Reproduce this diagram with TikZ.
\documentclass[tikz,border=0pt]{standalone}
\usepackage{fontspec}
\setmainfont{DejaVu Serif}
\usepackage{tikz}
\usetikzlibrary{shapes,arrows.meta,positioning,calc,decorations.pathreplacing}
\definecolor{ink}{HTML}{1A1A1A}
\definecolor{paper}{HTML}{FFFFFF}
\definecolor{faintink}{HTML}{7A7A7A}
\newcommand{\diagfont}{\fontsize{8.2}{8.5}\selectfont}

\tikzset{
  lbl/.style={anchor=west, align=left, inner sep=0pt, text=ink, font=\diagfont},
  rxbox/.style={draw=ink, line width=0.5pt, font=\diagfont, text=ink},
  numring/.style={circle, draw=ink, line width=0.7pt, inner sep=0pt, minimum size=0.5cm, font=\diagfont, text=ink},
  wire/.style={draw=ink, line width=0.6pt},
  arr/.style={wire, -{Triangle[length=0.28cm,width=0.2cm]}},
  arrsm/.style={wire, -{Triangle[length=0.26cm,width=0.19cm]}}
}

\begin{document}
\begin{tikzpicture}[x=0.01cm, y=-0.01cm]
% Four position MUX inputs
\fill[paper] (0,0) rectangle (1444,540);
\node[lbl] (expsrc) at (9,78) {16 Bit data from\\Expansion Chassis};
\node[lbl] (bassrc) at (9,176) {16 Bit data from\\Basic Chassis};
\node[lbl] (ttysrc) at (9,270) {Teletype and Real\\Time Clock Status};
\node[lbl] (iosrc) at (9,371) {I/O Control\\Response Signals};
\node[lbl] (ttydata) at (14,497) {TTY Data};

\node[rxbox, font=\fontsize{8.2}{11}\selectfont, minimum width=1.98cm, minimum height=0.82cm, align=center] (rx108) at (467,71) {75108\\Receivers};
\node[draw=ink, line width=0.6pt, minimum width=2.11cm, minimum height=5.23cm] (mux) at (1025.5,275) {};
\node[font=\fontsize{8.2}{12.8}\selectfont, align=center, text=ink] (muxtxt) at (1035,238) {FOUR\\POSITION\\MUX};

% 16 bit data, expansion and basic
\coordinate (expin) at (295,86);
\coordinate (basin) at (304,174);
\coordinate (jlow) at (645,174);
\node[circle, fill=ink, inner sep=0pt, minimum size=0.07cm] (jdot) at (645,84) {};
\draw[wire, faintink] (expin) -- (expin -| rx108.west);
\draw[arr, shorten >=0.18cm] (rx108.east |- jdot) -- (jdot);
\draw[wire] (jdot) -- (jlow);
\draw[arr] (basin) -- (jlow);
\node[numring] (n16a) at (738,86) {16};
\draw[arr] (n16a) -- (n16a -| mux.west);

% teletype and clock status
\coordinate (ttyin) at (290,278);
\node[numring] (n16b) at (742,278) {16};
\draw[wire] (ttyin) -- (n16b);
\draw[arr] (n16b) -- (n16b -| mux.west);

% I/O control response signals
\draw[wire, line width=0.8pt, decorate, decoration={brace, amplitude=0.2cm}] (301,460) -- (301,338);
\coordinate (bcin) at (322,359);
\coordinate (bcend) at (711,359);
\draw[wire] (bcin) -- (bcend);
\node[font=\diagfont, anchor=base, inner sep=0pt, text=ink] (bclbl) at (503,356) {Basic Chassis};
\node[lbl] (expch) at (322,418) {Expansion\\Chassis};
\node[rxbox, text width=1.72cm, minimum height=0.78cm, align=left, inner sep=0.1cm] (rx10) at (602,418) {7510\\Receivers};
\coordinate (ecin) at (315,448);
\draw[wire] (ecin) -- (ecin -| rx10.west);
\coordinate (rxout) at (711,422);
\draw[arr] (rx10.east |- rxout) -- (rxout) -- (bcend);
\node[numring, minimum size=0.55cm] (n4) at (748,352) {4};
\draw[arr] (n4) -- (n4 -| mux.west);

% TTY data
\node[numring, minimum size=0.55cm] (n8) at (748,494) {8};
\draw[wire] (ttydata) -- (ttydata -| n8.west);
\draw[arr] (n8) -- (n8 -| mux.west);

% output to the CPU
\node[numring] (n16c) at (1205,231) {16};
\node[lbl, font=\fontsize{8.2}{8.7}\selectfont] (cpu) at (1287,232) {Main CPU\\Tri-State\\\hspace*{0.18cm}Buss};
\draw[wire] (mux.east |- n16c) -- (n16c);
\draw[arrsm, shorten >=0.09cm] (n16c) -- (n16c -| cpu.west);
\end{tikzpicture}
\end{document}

-=-=-=-=-

**Exercise task**
Write the data out again in full and exactly.

**Task solution**
Reproduce this diagram with TikZ.
\documentclass[tikz,border=0pt]{standalone}
\usepackage{fontspec}
\setmainfont{DejaVu Serif}
\usepackage{tikz}
\usetikzlibrary{shapes,arrows.meta,positioning,calc,decorations.pathreplacing}
\definecolor{ink}{HTML}{1A1A1A}
\definecolor{paper}{HTML}{FFFFFF}
\definecolor{faintink}{HTML}{7A7A7A}
\newcommand{\diagfont}{\fontsize{8.2}{8.5}\selectfont}

\tikzset{
  lbl/.style={anchor=west, align=left, inner sep=0pt, text=ink, font=\diagfont},
  rxbox/.style={draw=ink, line width=0.5pt, font=\diagfont, text=ink},
  numring/.style={circle, draw=ink, line width=0.7pt, inner sep=0pt, minimum size=0.5cm, font=\diagfont, text=ink},
  wire/.style={draw=ink, line width=0.6pt},
  arr/.style={wire, -{Triangle[length=0.28cm,width=0.2cm]}},
  arrsm/.style={wire, -{Triangle[length=0.26cm,width=0.19cm]}}
}

\begin{document}
\begin{tikzpicture}[x=0.01cm, y=-0.01cm]
% Four position MUX inputs
\fill[paper] (0,0) rectangle (1444,540);
\node[lbl] (expsrc) at (9,78) {16 Bit data from\\Expansion Chassis};
\node[lbl] (bassrc) at (9,176) {16 Bit data from\\Basic Chassis};
\node[lbl] (ttysrc) at (9,270) {Teletype and Real\\Time Clock Status};
\node[lbl] (iosrc) at (9,371) {I/O Control\\Response Signals};
\node[lbl] (ttydata) at (14,497) {TTY Data};

\node[rxbox, font=\fontsize{8.2}{11}\selectfont, minimum width=1.98cm, minimum height=0.82cm, align=center] (rx108) at (467,71) {75108\\Receivers};
\node[draw=ink, line width=0.6pt, minimum width=2.11cm, minimum height=5.23cm] (mux) at (1025.5,275) {};
\node[font=\fontsize{8.2}{12.8}\selectfont, align=center, text=ink] (muxtxt) at (1035,238) {FOUR\\POSITION\\MUX};

% 16 bit data, expansion and basic
\coordinate (expin) at (295,86);
\coordinate (basin) at (304,174);
\coordinate (jlow) at (645,174);
\node[circle, fill=ink, inner sep=0pt, minimum size=0.07cm] (jdot) at (645,84) {};
\draw[wire, faintink] (expin) -- (expin -| rx108.west);
\draw[arr, shorten >=0.18cm] (rx108.east |- jdot) -- (jdot);
\draw[wire] (jdot) -- (jlow);
\draw[arr] (basin) -- (jlow);
\node[numring] (n16a) at (738,86) {16};
\draw[arr] (n16a) -- (n16a -| mux.west);

% teletype and clock status
\coordinate (ttyin) at (290,278);
\node[numring] (n16b) at (742,278) {16};
\draw[wire] (ttyin) -- (n16b);
\draw[arr] (n16b) -- (n16b -| mux.west);

% I/O control response signals
\draw[wire, line width=0.8pt, decorate, decoration={brace, amplitude=0.2cm}] (301,460) -- (301,338);
\coordinate (bcin) at (322,359);
\coordinate (bcend) at (711,359);
\draw[wire] (bcin) -- (bcend);
\node[font=\diagfont, anchor=base, inner sep=0pt, text=ink] (bclbl) at (503,356) {Basic Chassis};
\node[lbl] (expch) at (322,418) {Expansion\\Chassis};
\node[rxbox, text width=1.72cm, minimum height=0.78cm, align=left, inner sep=0.1cm] (rx10) at (602,418) {7510\\Receivers};
\coordinate (ecin) at (315,448);
\draw[wire] (ecin) -- (ecin -| rx10.west);
\coordinate (rxout) at (711,422);
\draw[arr] (rx10.east |- rxout) -- (rxout) -- (bcend);
\node[numring, minimum size=0.55cm] (n4) at (748,352) {4};
\draw[arr] (n4) -- (n4 -| mux.west);

% TTY data
\node[numring, minimum size=0.55cm] (n8) at (748,494) {8};
\draw[wire] (ttydata) -- (ttydata -| n8.west);
\draw[arr] (n8) -- (n8 -| mux.west);

% output to the CPU
\node[numring] (n16c) at (1205,231) {16};
\node[lbl, font=\fontsize{8.2}{8.7}\selectfont] (cpu) at (1287,232) {Main CPU\\Tri-State\\\hspace*{0.18cm}Buss};
\draw[wire] (mux.east |- n16c) -- (n16c);
\draw[arrsm, shorten >=0.09cm] (n16c) -- (n16c -| cpu.west);
\end{tikzpicture}
\end{document}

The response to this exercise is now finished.